**Problem to work on**
All entries are to be quoted exactly; the images stay out of the copy.
Supplied material start
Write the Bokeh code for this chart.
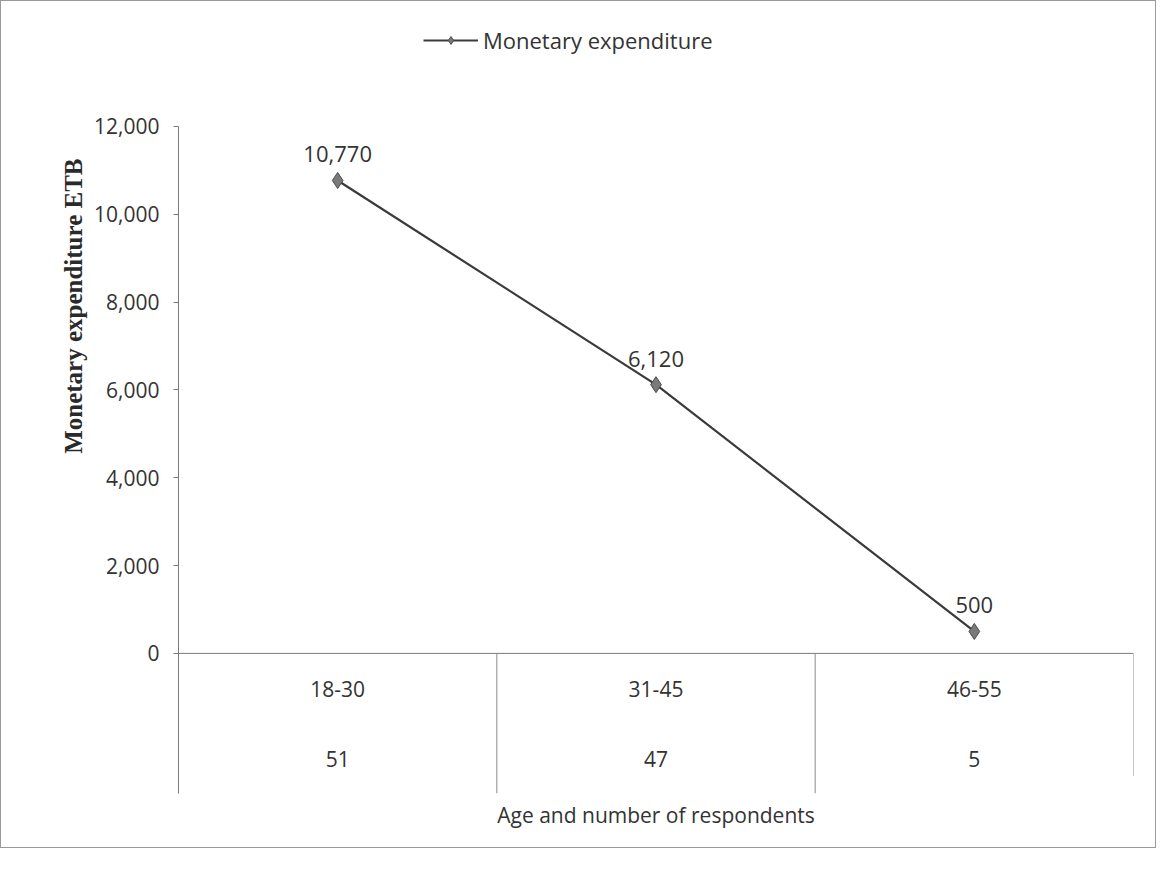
from bokeh.plotting import figure
from bokeh.models import Range1d, FixedTicker, Legend, LegendItem, Title, ColumnDataSource, NumeralTickFormatter
from bokeh.core.properties import value
from bokeh.embed import file_html
from bokeh.resources import INLINE

ages = ["18-30", "31-45", "46-55"]
respondents = ["51", "47", "5"]
expenditure = [10770, 6120, 500]
labels = ["10,770", "6,120", "500"]
yticks = [0, 2000, 4000, 6000, 8000, 10000, 12000]

Y0, Y1 = -3190, 14345
xs = [i + 0.5 for i in range(len(ages))]
src = ColumnDataSource(dict(x=xs, y=expenditure, lab=labels, age=ages, n=respondents))

p = figure(width=1156, height=848, output_backend="svg", toolbar_location=None,
           x_range=Range1d(0, 3), y_range=Range1d(Y0, Y1),
           min_border_left=177, min_border_right=24, min_border_top=22, min_border_bottom=56)
p.styles = {"border": "1px solid #9a9a9a"}
p.outline_line_color = None
p.xaxis.visible = False
p.xgrid.visible = False
p.ygrid.visible = False

ya = p.yaxis[0]
ya.ticker = FixedTicker(ticks=yticks)
ya.formatter = NumeralTickFormatter(format="0,0")
ya.bounds = (Y0, 12000)
ya.major_label_text_font = "Open Sans"
ya.major_label_text_font_size = "21px"
ya.major_label_text_color = "#333333"
ya.major_label_standoff = 14
ya.axis_line_color = "#7a7a7a"
ya.major_tick_line_color = "#7a7a7a"
ya.major_tick_out = 5
ya.major_tick_in = 0
ya.minor_tick_line_color = None

ytitle = Title(text="Monetary expenditure ETB", align="right", offset=135,
               text_font="Liberation Serif", text_font_style="bold", text_font_size="25px",
               text_color="#2a2a2a", standoff=10)
p.add_layout(ytitle, "left")

# table under the plot: baseline and separators
p.segment(x0=[0], y0=[0], x1=[3], y1=[0], line_color="#7a7a7a", line_width=1)
p.segment(x0=[1, 2, 3], y0=[0, 0, 0], x1=[1, 2, 3], y1=[Y0, Y0, Y0 + 400],
          line_color="#8a8a8a", line_width=1)
p.text(x="x", y=-800, text="age", source=src, text_align="center", text_baseline="middle",
       text_font=value("Open Sans"), text_font_size="21px", text_color="#333333")
p.text(x="x", y=-2400, text="n", source=src, text_align="center", text_baseline="middle",
       text_font=value("Open Sans"), text_font_size="21px", text_color="#333333")

line = p.line(x="x", y="y", source=src, line_color="#3a3a3a", line_width=2.2)
mk = p.scatter(x="x", y="y", source=src, marker="diamond", size=16,
               fill_color="#7a7a7a", line_color="#4a4a4a", line_width=1)
p.text(x="x", y="y", text="lab", source=src, text_align="center", text_baseline="bottom",
       y_offset=-18, text_font=value("Open Sans"), text_font_size="22px", text_color="#333333")

legend = Legend(items=[LegendItem(label="Monetary expenditure", renderers=[line, mk])],
                orientation="horizontal", location=(245, 738), border_line_color=None,
                background_fill_alpha=0,
                label_text_font="Open Sans", label_text_font_size="22px",
                label_text_color="#333333", glyph_width=55, margin=0, padding=2)
p.add_layout(legend)

t = Title(text="Age and number of respondents", align="center", text_font="Open Sans",
          text_font_size="21px", text_font_style="normal", text_color="#333333")
p.add_layout(t, "below")

open("out.html", "w").write(file_html(p, INLINE))
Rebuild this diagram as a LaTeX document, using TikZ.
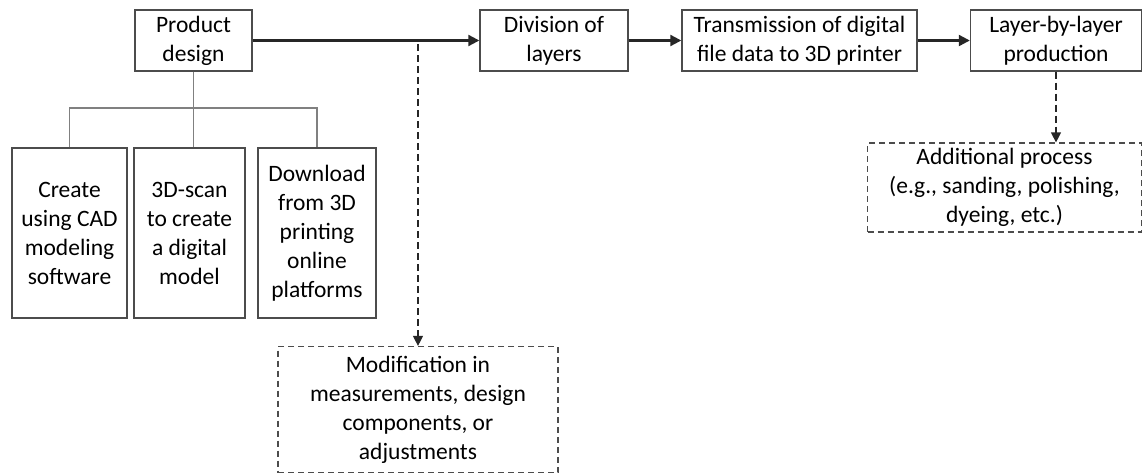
\documentclass[tikz,border=0pt]{standalone}
\usepackage{fontspec}
\setmainfont{Carlito}
\usetikzlibrary{arrows.meta}
\begin{document}
\begin{tikzpicture}[x=1pt,y=-1pt,
  box/.style={draw=black!70, line width=1.4pt, rectangle, inner sep=0pt, align=center,
    font=\fontsize{23.5pt}{29pt}\selectfont},
  dbox/.style={box, line width=1.2pt, dash pattern=on 6pt off 4pt},
  flow/.style={draw=black!85, line width=2.2pt, -{Triangle[length=11pt,width=11pt]}},
  dflow/.style={draw=black!85, line width=1.2pt, dash pattern=on 7pt off 4pt, -{Triangle[length=10pt,width=10pt]}},
  tree/.style={draw=black!50, line width=1.4pt}]
\useasboundingbox (0,0) rectangle (1143,474);
\node[box, minimum width=117pt, minimum height=61pt] (prod) at (193.5,40.5) {Product\\design};
\node[box, minimum width=148pt, minimum height=61pt] (div) at (554,40.5) {Division of\\layers};
\node[box, minimum width=235pt, minimum height=61pt] (trans) at (799.5,40.5) {Transmission of digital\\file data to 3D printer};
\node[box, minimum width=171pt, minimum height=61pt] (layer) at (1056,40.5) {Layer-by-layer\\production};
\node[box, minimum width=115pt, minimum height=170pt] (c1) at (69.5,233) {Create\\using CAD\\modeling\\software};
\node[box, minimum width=111pt, minimum height=170pt] (c2) at (189.5,233) {3D-scan\\to create\\a digital\\model};
\node[box, minimum width=118pt, minimum height=170pt] (c3) at (317,233) {Download\\from 3D\\printing\\online\\platforms};
\node[dbox, minimum width=280pt, minimum height=126pt] (mod) at (418,409.5) {Modification in\\measurements, design\\components, or\\adjustments};
\node[dbox, minimum width=274pt, minimum height=89pt] (add) at (1004.5,187.5) {Additional process\\(e.g., sanding, polishing,\\dyeing, etc.)};
\coordinate (tj) at (193.5,108);
\coordinate (split) at (418,44);
\draw[flow] (prod.east) -- (div.west);
\draw[flow] (div.east) -- (trans.west);
\draw[flow] (trans.east) -- (layer.west);
\draw[dflow] (split) -- (mod.north);
\draw[dflow] (layer.south) -- (layer.south |- add.north);
\draw[tree] (prod.south) -- (tj);
\draw[tree] (c1.north) |- (c3.north |- tj) -- (c3.north);
\draw[tree] (tj) -- (tj |- c2.north);
\end{tikzpicture}
\end{document}
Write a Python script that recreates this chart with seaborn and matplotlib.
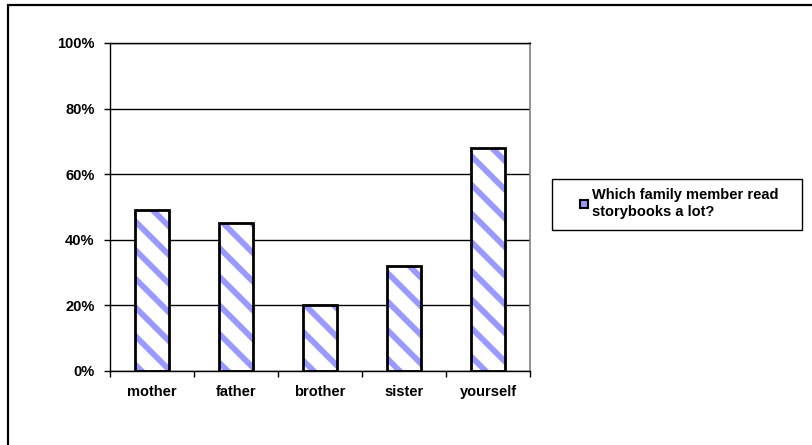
Supplied material end
**Answer to the task**
Write the Bokeh code for this chart.
from bokeh.plotting import figure
from bokeh.models import Range1d, FixedTicker, Legend, LegendItem, Title, ColumnDataSource, NumeralTickFormatter
from bokeh.core.properties import value
from bokeh.embed import file_html
from bokeh.resources import INLINE

ages = ["18-30", "31-45", "46-55"]
respondents = ["51", "47", "5"]
expenditure = [10770, 6120, 500]
labels = ["10,770", "6,120", "500"]
yticks = [0, 2000, 4000, 6000, 8000, 10000, 12000]

Y0, Y1 = -3190, 14345
xs = [i + 0.5 for i in range(len(ages))]
src = ColumnDataSource(dict(x=xs, y=expenditure, lab=labels, age=ages, n=respondents))

p = figure(width=1156, height=848, output_backend="svg", toolbar_location=None,
           x_range=Range1d(0, 3), y_range=Range1d(Y0, Y1),
           min_border_left=177, min_border_right=24, min_border_top=22, min_border_bottom=56)
p.styles = {"border": "1px solid #9a9a9a"}
p.outline_line_color = None
p.xaxis.visible = False
p.xgrid.visible = False
p.ygrid.visible = False

ya = p.yaxis[0]
ya.ticker = FixedTicker(ticks=yticks)
ya.formatter = NumeralTickFormatter(format="0,0")
ya.bounds = (Y0, 12000)
ya.major_label_text_font = "Open Sans"
ya.major_label_text_font_size = "21px"
ya.major_label_text_color = "#333333"
ya.major_label_standoff = 14
ya.axis_line_color = "#7a7a7a"
ya.major_tick_line_color = "#7a7a7a"
ya.major_tick_out = 5
ya.major_tick_in = 0
ya.minor_tick_line_color = None

ytitle = Title(text="Monetary expenditure ETB", align="right", offset=135,
               text_font="Liberation Serif", text_font_style="bold", text_font_size="25px",
               text_color="#2a2a2a", standoff=10)
p.add_layout(ytitle, "left")

# table under the plot: baseline and separators
p.segment(x0=[0], y0=[0], x1=[3], y1=[0], line_color="#7a7a7a", line_width=1)
p.segment(x0=[1, 2, 3], y0=[0, 0, 0], x1=[1, 2, 3], y1=[Y0, Y0, Y0 + 400],
          line_color="#8a8a8a", line_width=1)
p.text(x="x", y=-800, text="age", source=src, text_align="center", text_baseline="middle",
       text_font=value("Open Sans"), text_font_size="21px", text_color="#333333")
p.text(x="x", y=-2400, text="n", source=src, text_align="center", text_baseline="middle",
       text_font=value("Open Sans"), text_font_size="21px", text_color="#333333")

line = p.line(x="x", y="y", source=src, line_color="#3a3a3a", line_width=2.2)
mk = p.scatter(x="x", y="y", source=src, marker="diamond", size=16,
               fill_color="#7a7a7a", line_color="#4a4a4a", line_width=1)
p.text(x="x", y="y", text="lab", source=src, text_align="center", text_baseline="bottom",
       y_offset=-18, text_font=value("Open Sans"), text_font_size="22px", text_color="#333333")

legend = Legend(items=[LegendItem(label="Monetary expenditure", renderers=[line, mk])],
                orientation="horizontal", location=(245, 738), border_line_color=None,
                background_fill_alpha=0,
                label_text_font="Open Sans", label_text_font_size="22px",
                label_text_color="#333333", glyph_width=55, margin=0, padding=2)
p.add_layout(legend)

t = Title(text="Age and number of respondents", align="center", text_font="Open Sans",
          text_font_size="21px", text_font_style="normal", text_color="#333333")
p.add_layout(t, "below")

open("out.html", "w").write(file_html(p, INLINE))
Rebuild this diagram as a LaTeX document, using TikZ.
\documentclass[tikz,border=0pt]{standalone}
\usepackage{fontspec}
\setmainfont{Carlito}
\usetikzlibrary{arrows.meta}
\begin{document}
\begin{tikzpicture}[x=1pt,y=-1pt,
  box/.style={draw=black!70, line width=1.4pt, rectangle, inner sep=0pt, align=center,
    font=\fontsize{23.5pt}{29pt}\selectfont},
  dbox/.style={box, line width=1.2pt, dash pattern=on 6pt off 4pt},
  flow/.style={draw=black!85, line width=2.2pt, -{Triangle[length=11pt,width=11pt]}},
  dflow/.style={draw=black!85, line width=1.2pt, dash pattern=on 7pt off 4pt, -{Triangle[length=10pt,width=10pt]}},
  tree/.style={draw=black!50, line width=1.4pt}]
\useasboundingbox (0,0) rectangle (1143,474);
\node[box, minimum width=117pt, minimum height=61pt] (prod) at (193.5,40.5) {Product\\design};
\node[box, minimum width=148pt, minimum height=61pt] (div) at (554,40.5) {Division of\\layers};
\node[box, minimum width=235pt, minimum height=61pt] (trans) at (799.5,40.5) {Transmission of digital\\file data to 3D printer};
\node[box, minimum width=171pt, minimum height=61pt] (layer) at (1056,40.5) {Layer-by-layer\\production};
\node[box, minimum width=115pt, minimum height=170pt] (c1) at (69.5,233) {Create\\using CAD\\modeling\\software};
\node[box, minimum width=111pt, minimum height=170pt] (c2) at (189.5,233) {3D-scan\\to create\\a digital\\model};
\node[box, minimum width=118pt, minimum height=170pt] (c3) at (317,233) {Download\\from 3D\\printing\\online\\platforms};
\node[dbox, minimum width=280pt, minimum height=126pt] (mod) at (418,409.5) {Modification in\\measurements, design\\components, or\\adjustments};
\node[dbox, minimum width=274pt, minimum height=89pt] (add) at (1004.5,187.5) {Additional process\\(e.g., sanding, polishing,\\dyeing, etc.)};
\coordinate (tj) at (193.5,108);
\coordinate (split) at (418,44);
\draw[flow] (prod.east) -- (div.west);
\draw[flow] (div.east) -- (trans.west);
\draw[flow] (trans.east) -- (layer.west);
\draw[dflow] (split) -- (mod.north);
\draw[dflow] (layer.south) -- (layer.south |- add.north);
\draw[tree] (prod.south) -- (tj);
\draw[tree] (c1.north) |- (c3.north |- tj) -- (c3.north);
\draw[tree] (tj) -- (tj |- c2.north);
\end{tikzpicture}
\end{document}
Write a Python script that recreates this chart with seaborn and matplotlib.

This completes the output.